Chipotle has long boasted an extremely loyal base of fans who can’t get enough of its fresh ingredients and Mexican-inspired fare. And thanks, in part, to these devotees, the chain felt comfortable making frequent and noticeable price increases—many of which took place in the past year alone. But its most recent earnings report seems to demonstrate that customers are finally fed up and turning their back on the overpriced bowls, burritos, and tacos.
In a Feb. 6 earnings call, Chipotle reported fourth quarter earnings, revenue, and same-store sales that fell short of expectations. The chain said customer spending was lower than usual, leading to a “tough” quarter. “As we got around the holidays, we just didn’t see that pop, that momentum, that we normally see … frankly, we started the quarter soft, and we ended the quarter soft,” said CFO Jack Hartung.
Executives attributed the weak results to factors like the weather, comparisons against the popular smoked brisket that rolled out in 2021, and a lower-than-expected performance from the garlic guajillo steak launched in September 2022. The limited-time menu item has received some scorching reviews from customers.
CEO Brian Niccol maintained that Chipotle has not seen an adverse reaction to its upped prices, even though transactions have declined for two straight quarters, CNBC reported. But customers seem to be fed up with the higher costs nonetheless.

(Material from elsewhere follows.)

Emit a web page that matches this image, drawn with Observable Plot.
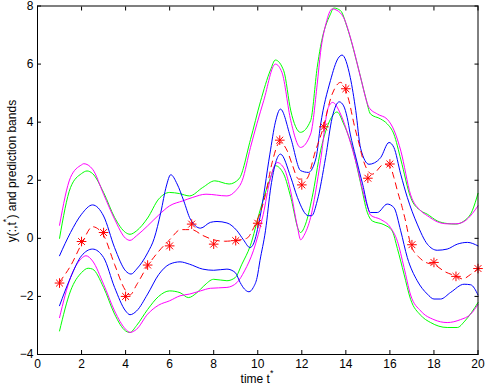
<!DOCTYPE html>
<html><head><meta charset="utf-8">
<script src="https://cdn.jsdelivr.net/npm/d3@7"></script>
<script src="https://cdn.jsdelivr.net/npm/@observablehq/plot@0.6"></script>
<style>html,body{margin:0;padding:0;background:#fff;} svg{display:block;overflow:visible;}</style>
</head><body><div id="chart"></div>
<script>
const xTicks = [0,2,4,6,8,10,12,14,16,18,20];
const yTicks = [-4,-2,0,2,4,6,8];
const obsT = [1,2,3,4,5,6,7,8,9,10,11,12,13,14,15,16,17,18,19,20];
const obsY = [-1.54,-0.11,0.20,-2.0,-0.92,-0.26,0.49,-0.20,-0.08,0.52,3.38,1.84,3.84,5.15,2.07,2.56,-0.22,-0.83,-1.31,-1.04];

const meanPts = [[1,-1.5],[1.5,-0.95],[2,-0.2],[2.5,0.4],[3,0.1],[3.5,-0.9],[4,-1.8],[4.2,-1.95],[4.5,-1.6],[5,-0.95],[5.5,-0.45],[6,-0.05],[6.5,0.3],[7,0.3],[7.5,0.1],[8,-0.05],[8.5,-0.1],[9,-0.07],[9.5,0.0],[9.82,0.37],[10.35,1.5],[10.65,2.6],[11,3.3],[11.34,3.01],[11.56,2.55],[11.86,2.04],[12.2,2.04],[12.62,3.01],[12.93,3.7],[13.38,4.97],[13.76,5.37],[14.1,4.85],[14.4,3.84],[14.6,3.26],[14.75,2.79],[15.2,2.21],[15.73,2.55],[16.03,2.44],[16.18,2.1],[16.34,1.64],[16.56,1.06],[16.71,0.6],[16.94,-0.2],[17.32,-0.65],[17.7,-0.85],[18,-0.9],[18.5,-1.15],[19,-1.3],[19.3,-1.4],[19.65,-1.25],[20,-1.05]];

const blueUpper = [[1,-0.6],[1.5,0.2],[2,0.83],[2.5,1.15],[3,0.77],[3.5,-0.32],[4,-1.12],[4.25,-1.23],[4.5,-1.06],[5,-0.5],[5.3,0.0],[5.6,0.9],[5.85,1.8],[6.05,2.19],[6.34,1.87],[6.64,1.29],[6.94,0.66],[7.4,0.35],[7.85,0.55],[8.15,0.58],[8.6,0.53],[9.06,0.26],[9.35,-0.05],[9.65,-0.32],[9.8,-0.2],[10.1,0.72],[10.55,2.9],[10.8,4.0],[11.03,4.45],[11.5,3.45],[11.95,2.33],[12.3,2.27],[12.65,2.78],[12.85,3.9],[13.3,5.43],[13.65,6.2],[13.83,6.31],[14.2,5.54],[14.45,4.4],[14.67,3.1],[15.05,2.55],[15.3,2.6],[15.58,2.78],[15.96,3.3],[16.18,3.13],[16.49,2.21],[16.79,1.41],[17.24,0.49],[17.7,-0.2],[18.15,-0.41],[18.6,-0.37],[19.06,-0.2],[19.52,-0.14],[20,-0.26]];

const blueLower = [[1,-2.32],[1.5,-1.35],[2,-0.6],[2.5,-0.37],[3,-0.66],[3.5,-1.69],[4,-2.5],[4.2,-2.63],[4.5,-2.5],[5,-1.92],[5.5,-1.25],[6,-0.89],[6.47,-0.81],[6.9,-0.89],[7.5,-1.06],[8,-1.1],[8.6,-1.06],[8.98,-1.18],[9.2,-1.52],[9.4,-1.75],[9.6,-1.84],[9.8,-1.69],[9.97,-1.35],[10.1,-0.77],[10.35,0.26],[10.6,1.8],[11.03,2.9],[11.5,2.1],[11.8,1.41],[12.3,0.78],[12.45,0.78],[12.7,1.29],[13.08,2.78],[13.38,4.16],[13.7,4.7],[13.9,4.56],[14.06,4.16],[14.2,3.59],[14.45,2.8],[14.75,1.9],[15.12,0.89],[15.43,0.89],[15.88,1.18],[16.18,1.06],[16.49,0.26],[16.79,-0.66],[17.24,-1.46],[17.7,-1.92],[18,-2.09],[18.3,-2.09],[18.76,-1.86],[19.37,-1.58],[19.67,-1.6],[20,-1.95]];

const greenUpper = [[1,0.0],[1.5,1.75],[2,2.23],[2.25,2.32],[2.5,2.23],[3,1.58],[3.5,0.72],[4,0.2],[4.2,0.14],[4.5,0.26],[5,0.7],[5.5,1.35],[6,1.58],[6.45,1.54],[6.9,1.46],[7.5,1.75],[8.05,1.98],[8.7,1.87],[9.15,2.05],[9.67,3.4],[10.12,4.7],[10.58,5.8],[10.8,6.14],[11.18,5.77],[11.5,4.39],[11.94,3.65],[12.4,4.05],[12.7,5.89],[12.85,6.6],[13.3,7.72],[13.45,7.93],[13.76,7.84],[14.06,7.26],[14.52,6.0],[14.9,4.85],[15.12,4.28],[15.58,4.11],[15.88,3.94],[16.18,3.59],[16.5,2.7],[16.94,1.41],[17.4,0.95],[17.7,0.83],[18.15,0.6],[18.6,0.51],[18.99,0.49],[19.37,0.6],[19.74,0.95],[20,1.55]];

const magentaUpper = [[1,0.45],[1.5,2.1],[2,2.53],[2.1,2.57],[2.5,2.38],[3,1.52],[3.5,0.66],[4,0.0],[4.2,-0.07],[4.5,0.09],[5,0.43],[5.5,0.8],[6,1.12],[6.6,1.29],[7.05,1.41],[7.65,1.52],[8.6,1.46],[9.0,1.64],[9.3,2.0],[9.67,3.13],[10.27,4.74],[10.8,6.0],[11.1,5.71],[11.5,4.05],[11.94,3.13],[12.4,3.59],[12.7,5.31],[12.85,6.4],[13.1,7.4],[13.38,7.9],[13.6,7.85],[13.9,7.6],[14.29,6.69],[14.67,5.54],[15.05,4.51],[15.43,4.28],[15.88,4.1],[16.2,3.7],[16.5,3.0],[16.94,1.5],[17.4,0.95],[17.7,0.78],[18.15,0.57],[18.6,0.5],[19,0.5],[19.37,0.58],[19.74,0.85],[20,1.12]];

const greenLower = [[1,-3.19],[1.5,-1.81],[2,-1.18],[2.3,-1.03],[2.5,-1.06],[3,-1.69],[3.5,-2.61],[4,-3.19],[4.2,-3.24],[4.5,-3.0],[5,-2.45],[5.5,-2.0],[6,-1.81],[6.47,-1.87],[6.85,-2.04],[7.24,-1.87],[7.55,-1.64],[8,-1.41],[8.6,-1.46],[8.98,-1.35],[9.28,-0.89],[9.66,-0.26],[10.1,0.95],[10.58,2.1],[10.8,2.5],[11.18,2.21],[11.5,1.41],[11.87,0.26],[11.94,0.2],[12.17,0.49],[12.47,1.41],[12.85,3.01],[13.3,4.1],[13.6,4.35],[13.9,3.94],[14.29,3.13],[14.67,1.9],[14.97,0.9],[15.2,0.6],[15.73,0.47],[16.1,0.26],[16.34,-0.35],[16.64,-1.23],[16.94,-2.1],[17.4,-2.65],[17.85,-2.9],[18.6,-3.07],[19.06,-3.07],[19.4,-2.85],[20,-2.21]];

const magentaLower = [[1,-2.73],[1.5,-1.35],[2,-0.69],[2.2,-0.6],[2.5,-0.78],[3,-1.58],[3.5,-2.5],[4,-3.13],[4.2,-3.24],[4.5,-3.13],[5,-2.61],[5.5,-2.3],[6,-2.15],[6.47,-1.98],[6.9,-1.92],[7.4,-1.81],[7.85,-1.72],[8.6,-1.69],[9.06,-1.52],[9.4,-1.12],[9.8,-0.43],[10.25,0.83],[10.55,1.98],[10.88,2.61],[11.2,2.4],[11.5,1.6],[11.8,0.4],[11.95,-0.05],[12.1,0.1],[12.4,0.72],[12.85,2.67],[13.2,4.5],[13.4,4.68],[13.76,4.28],[14.14,3.47],[14.52,2.44],[14.75,1.7],[15.0,1.05],[15.12,0.8],[15.58,0.65],[16.03,0.37],[16.34,-0.1],[16.64,-1.0],[16.94,-1.95],[17.4,-2.5],[18,-2.8],[18.6,-2.9],[19.2,-2.8],[19.67,-2.61],[20,-2.27]];

const curveOpts = (stroke) => ({x: d => d[0], y: d => d[1], stroke, strokeWidth: 1, curve: "monotone-x"});

const chart = Plot.plot({
  width: 486, height: 386,
  marginLeft: 37, marginRight: 8.5, marginTop: 5.5, marginBottom: 32,
  x: {domain: [0, 20]},
  y: {domain: [-4, 8]},
  style: {fontFamily: "'Liberation Sans', Arial, Helvetica, sans-serif", fontSize: "12px", background: "white", color: "black", overflow: "visible"},
  marks: [
    Plot.line(greenUpper, curveOpts("#00ff00")),
    Plot.line(greenLower, curveOpts("#00ff00")),
    Plot.line(magentaUpper, curveOpts("#ff00ff")),
    Plot.line(magentaLower, curveOpts("#ff00ff")),
    Plot.line(blueUpper, curveOpts("#0000ff")),
    Plot.line(blueLower, curveOpts("#0000ff")),
    Plot.line(meanPts, {...curveOpts("#ff0000"), strokeDasharray: "6,5"}),
    Plot.dot(obsT, {x: d => d, y: (d, i) => obsY[i], symbol: "plus", r: 3.2, stroke: "#ff0000", strokeWidth: 1}),
    Plot.dot(obsT, {x: d => d, y: (d, i) => obsY[i], symbol: "times", r: 3.2, stroke: "#ff0000", strokeWidth: 1}),
    Plot.axisX({ticks: xTicks, tickSize: 4, dy: -4, tickFormat: () => "", label: null}),
    Plot.axisX({anchor: "top", ticks: xTicks, tickSize: 4, dy: 4, tickFormat: () => "", label: null}),
    Plot.axisY({ticks: yTicks, tickSize: 4, dx: 4, tickFormat: () => "", label: null}),
    Plot.axisY({anchor: "right", ticks: yTicks, tickSize: 4, dx: -4, tickFormat: () => "", label: null}),
    Plot.axisX({ticks: xTicks, tickSize: 0, tickPadding: 5, label: null}),
    Plot.axisY({ticks: yTicks, tickSize: 0, tickPadding: 4, label: null}),
    Plot.frame({stroke: "black", strokeWidth: 1})
  ]
});
document.getElementById("chart").appendChild(chart);

const svg = d3.select(chart);
const xl = svg.append("text").attr("x", 257).attr("y", 383).attr("text-anchor", "middle")
  .attr("font-size", 12).attr("fill", "black").attr("font-family", "'Liberation Sans', Arial, sans-serif");
xl.append("tspan").text("time t");
xl.append("tspan").attr("dy", -7).attr("font-size", 9).text("*");

const yl = svg.append("text").attr("transform", "translate(16,171) rotate(-90)").attr("text-anchor", "middle")
  .attr("font-size", 12).attr("fill", "black").attr("font-family", "'Liberation Sans', Arial, sans-serif");
yl.append("tspan").text("y(:,t");
yl.append("tspan").attr("dy", -7).attr("font-size", 9).text("*");
yl.append("tspan").attr("dy", 7).text(") and prediction bands");
</script>
</body></html>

Though Chipotle has garnered major popularity and success for its relatively small menu, the fast-casual has not been able to escape the effects of soaring U.S. inflation, which slowed for the sixth consecutive month in December 2022 but still saw a year-over-year increase of 6.5%. Facing increased costs for ingredients such as avocados, dairy, and meat, the chain raised its prices by 4% in August 2022. This came after another 4% increase at the start of 2022, as well as earlier price hikes in 2021.
Chipotle’s price increases reportedly helped the company deal with the higher ingredient costs last year. It noted that its food costs “benefited from menu price increases and, to a lesser extent, lower avocado prices.”
In an interview with Yahoo! Finance this week, Hartung made a further case for higher prices, saying that the chain has been monitoring the reaction to the price hikes and “most” customers have been coming into stores the same amount of times or even more.
But this is not the case for Chipotle customers who have less to spend. Hartung admitted the company is “seeing some softness in our lower income customers, but we’re also seeing that they’re spending less in restaurants generally, so it’s not just Chipotle.”
He said that the chain is not currently planning to ease its elevated costs, but additional hikes aren’t on the horizon either.